Voluntary Disclosure and Settlement Strategy
The W International settlement illustrates the risk calculus that contractors face when internal audits reveal potential billing irregularities on government contracts. Companies that discover potential False Claims Act exposure through internal compliance reviews have three primary options: disclose voluntarily to DOJ or the relevant Inspector General under the Voluntary Self-Disclosure program, investigate internally and correct the problem without disclosure while hoping it does not surface through external channels, or continue existing practices. The Voluntary Self-Disclosure program — administered by DOJ's Civil Division — provides meaningful incentives for the first option: companies that proactively disclose, cooperate fully, and implement remediation are typically eligible for reduced multipliers on the government's damages calculations, and DOJ's publicly stated policy is to decline intervention in qui tam suits brought by relators when the company has already self-disclosed and is cooperating.

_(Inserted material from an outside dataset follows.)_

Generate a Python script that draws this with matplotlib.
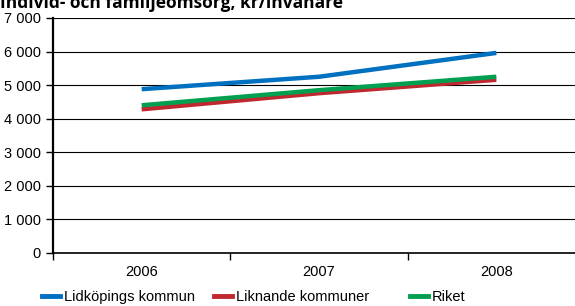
import matplotlib
matplotlib.use("Agg")
import matplotlib.pyplot as plt
import numpy as np

plt.rcParams['font.family'] = ['Liberation Sans', 'DejaVu Sans']

# ------------------------
# Data
years = ['2006', '2007', '2008']
lidkoping = [4880, 5250, 5960]
liknande = [4280, 4760, 5160]
riket = [4400, 4850, 5250]
series_names = ['Lidköpings kommun', 'Liknande kommuner', 'Riket']
colors = ['#0070c0', '#c0282f', '#00a050']
yticks = [0, 1000, 2000, 3000, 4000, 5000, 6000, 7000]
title = 'Individ- och familjeomsorg, kr/invånare'

# ------------------------
fig = plt.figure(figsize=(5.75, 3.06), dpi=100)
ax = fig.add_axes([53/575, 1-253/306, (585-53)/575, 235/306])

x = np.arange(len(years)) + 0.5
# rita röd, grön, sedan blå överst
for vals, c in [(liknande, colors[1]), (riket, colors[2]), (lidkoping, colors[0])]:
    ax.plot(x, vals, color=c, linewidth=3.2, solid_capstyle='butt', zorder=3)

ax.set_xlim(0, 3)
ax.set_ylim(0, 7000)
ax.set_yticks(yticks)
ax.set_yticklabels([f'{v:,}'.replace(',', ' ') for v in yticks], fontsize=10.5)
ax.set_xticks([0, 1, 2, 3])
ax.set_xticklabels([])
ax.set_xticks(x, minor=True)
ax.set_xticklabels(years, minor=True, fontsize=10.5)
ax.tick_params(axis='x', which='minor', length=0, pad=9)
ax.tick_params(axis='x', which='major', direction='out', length=5, width=1)
ax.tick_params(axis='y', direction='out', length=5, width=1, pad=4)
ax.grid(axis='y', color='black', linewidth=0.8)
ax.set_axisbelow(True)
for s in ['top', 'right']:
    ax.spines[s].set_visible(False)
ax.spines['left'].set_linewidth(1.6)
ax.spines['bottom'].set_linewidth(1.2)

# Legend
handles = [plt.Line2D([], [], color=c, linewidth=3.5) for c in colors]
for h, name, xp in zip(handles, series_names, [42/575, 214/575, 410/575]):
    fig.legend([h], [name], loc='center left', bbox_to_anchor=(xp, 1-297/306),
               frameon=False, fontsize=10.5, handlelength=1.2, handletextpad=0.3,
               borderaxespad=0, borderpad=0)

# Titel, avskuren av övre kanten som i originalet
fig.text(0.0, 1-3/306, title, fontsize=12.5, fontweight='bold', family='Open Sans',
         va='center', ha='left')

fig.savefig('out.png', dpi=100)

The second option carries the risk that a current or former employee will file a qui tam complaint that surfaces the same conduct — at which point the voluntary disclosure advantage is lost and the company faces the full False Claims Act penalty regime, which includes treble damages and per-claim civil penalties that can reach $27,000 per false invoice. The W International case outcome — a $10.5 million settlement against what appears to have been a multi-year billing fraud scheme — represents a negotiated resolution that both parties found acceptable relative to the substantial litigation risk and business disruption cost of proceeding to trial on the underlying False Claims Act claims.